Reagan Proclaims Memorial Day As National Day Of Mourning With AM-Gulf Policies, Bjt
SUSANNE M. SCHAFER
May. 23, 1987
WASHINGTON (AP) _ President Reagan proclaimed this Memorial Day as a national day of mourning for the 37 sailors slain aboard the USS Stark and asked Americans on Saturday to pray for the victims and their families.
''Without Americans like them, there would be no land of the free and no home of the brave; because of Americans like them, the lamp of liberty burns on undimmed, unvanquished, and unquenchable,'' Reagan said of the sailors killed aboard the guided-missile frigate.
''No words of ours can pay them the full tribute that is their due: their service, sacrifice, and love of country crown their memory on this day of grief,'' Reagan said in his proclamation. ''This year, our Memorial Day remembrance is tinged with fresh sorrow as we honor and mourn the brave men taken from us a short week ago.''
In his weekly radio address, the president also dwelt on the violent tragedy that befell the crew of the U.S. ship as it patrolled the Persian Gulf. On Friday, Reagan and his wife Nancy flew to Florida to attend the memorial service for the sailors, and spent an hour comforting their grieving families and friends.
''Keep in mind the brave sailors of the USS Stark. Do me a favor won't you?'' Reagan asked. ''Whisper a prayer for them, and for their families.''
The servicemen died, Reagan asserted, fulfilling a mission ''that was a vital one for us as a free people.'' The president said the United States has patrolled the Gulf since 1949 because ''in the hands of a hostile power (it) would be a chokepoint of freedom.''
''That's why owe the crew of the USS Stark and their brave families such a deep debt of gratitude, it's a debt that should be on all of our minds this Memorial Day weekend, as we recall those who have fallen in our nation's service,'' Reagan said.
The president also used his radio address to denounce Congress for its ''old ways,'' accusing it of overspending and ignoring the mandate of the Gramm-Rudman-Hollings budget deficit reduction legislation.

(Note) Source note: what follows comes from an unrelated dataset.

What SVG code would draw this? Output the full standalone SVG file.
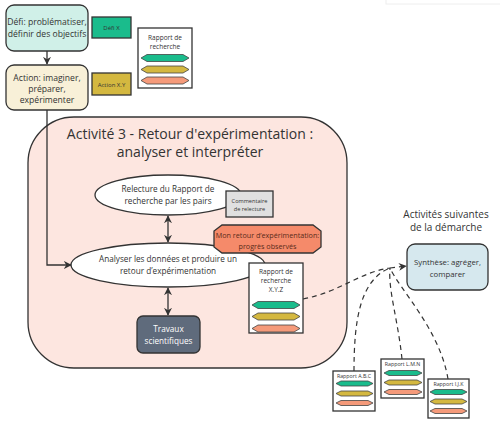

He tied his call for a balanced budget to the Memorial Day remembrance, saying, ''As we think of those who paid the ultimate sacrifice for our nation, we should not forget to also reflect on our own duties ... Certainly wasting our national wealth and burdening future generations with mountains of debt does not keep faith with those who have struggled and sacrificed to begin a new form of government, here, on our shores.''
In the Democratic response, Rep. John Spratt, D-S.C., also paid respects to the men of the USS Stark and to the 2 million men and women in the armed services who ''face (risks) every day serving their country, trying to keep peace in this troubled world.''
Spratt also defended the House-passed defense authorization bill, saying the $290 billion it provides ''renews our country's commitment to a strong defense.''
Reagan has sharply criticized the measure, which is bogged down in the Senate, for the limitations it puts on his arms control policies and cuts in such programs as the space-based Strategic Defense Initiative and chemical weapons.